I am annoyed this morning for another, purely irrational, reason. My dad bought his rags-to-riches (thanks to him) wife a brand new Mustang. And now they are putting leather seats in it. It is not so much that I am jealous because I want a mustang, it is more that he is spending money on her, and I don't think she deserves it. When I met her, she was a single mom, working three or four jobs at a time, totally frugal, and thought my siblings and I were spoiled brats. Now, she sits on almost twelve acres, in a beautiful home, gets her nails done, just traded in her BMW to downgrade to the 2010 Mustang, and will be getting leather seats put in this week. In her former, poorer, life, she would rag on my siblings for receiving gifts from my father, but now it seems she has joined, what she coined, the "I-Wanna" tribe. Meanwhile, I am not comfortable reminding my father that three years ago, when I went back to college, he promised to help me financially any way he could. Um, $25,000 in student loans later and God knows how much I have spent on books and supplies, and how much I have sacrificed to get my education, he has yet to contribute one penny. He would say that he has done so much for me in my past life, which he had, but helllllllllllllllllllllo, I was a child, you were to provide for me.

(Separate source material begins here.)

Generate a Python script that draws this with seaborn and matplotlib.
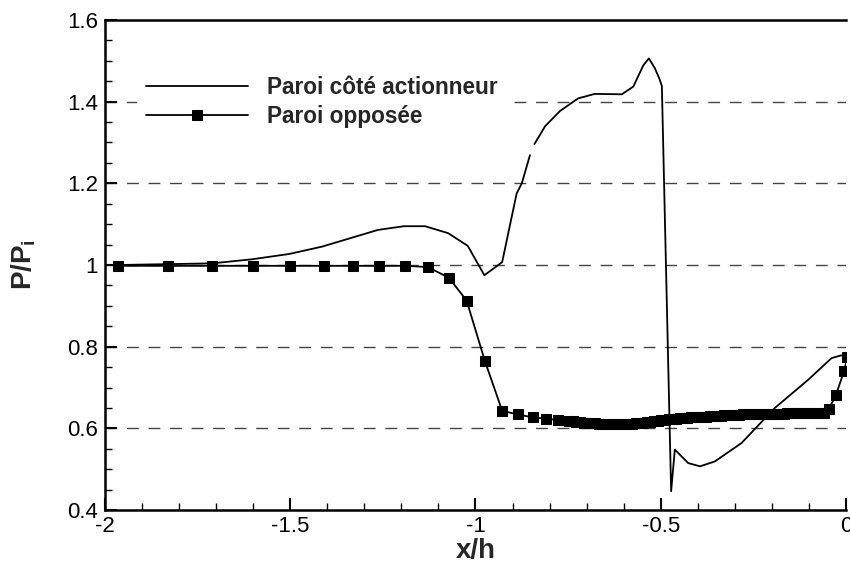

Don't get me wrong, I need to reiterate that I love him and truly appreciate all that he has done. This is simply a response to him buying his wife a car that she doesn't deserve. However, she will pay for this, as he will end up bitching and complaining before she knows it, talking about how much money he spent and all that. She just hasn't learned what my sister and I have: Don't ask for anything. Don't agree to take a gift. It (he) will haunt you the first time you mess up for it. The materialistic items are not worth the emotional burden that always lies just under the hood of that new, shiney car.

In a way, I hope she never learns. I told him today I would reveal my feelings about the whole situation with her and their marriage when he is too old to remember what I have said.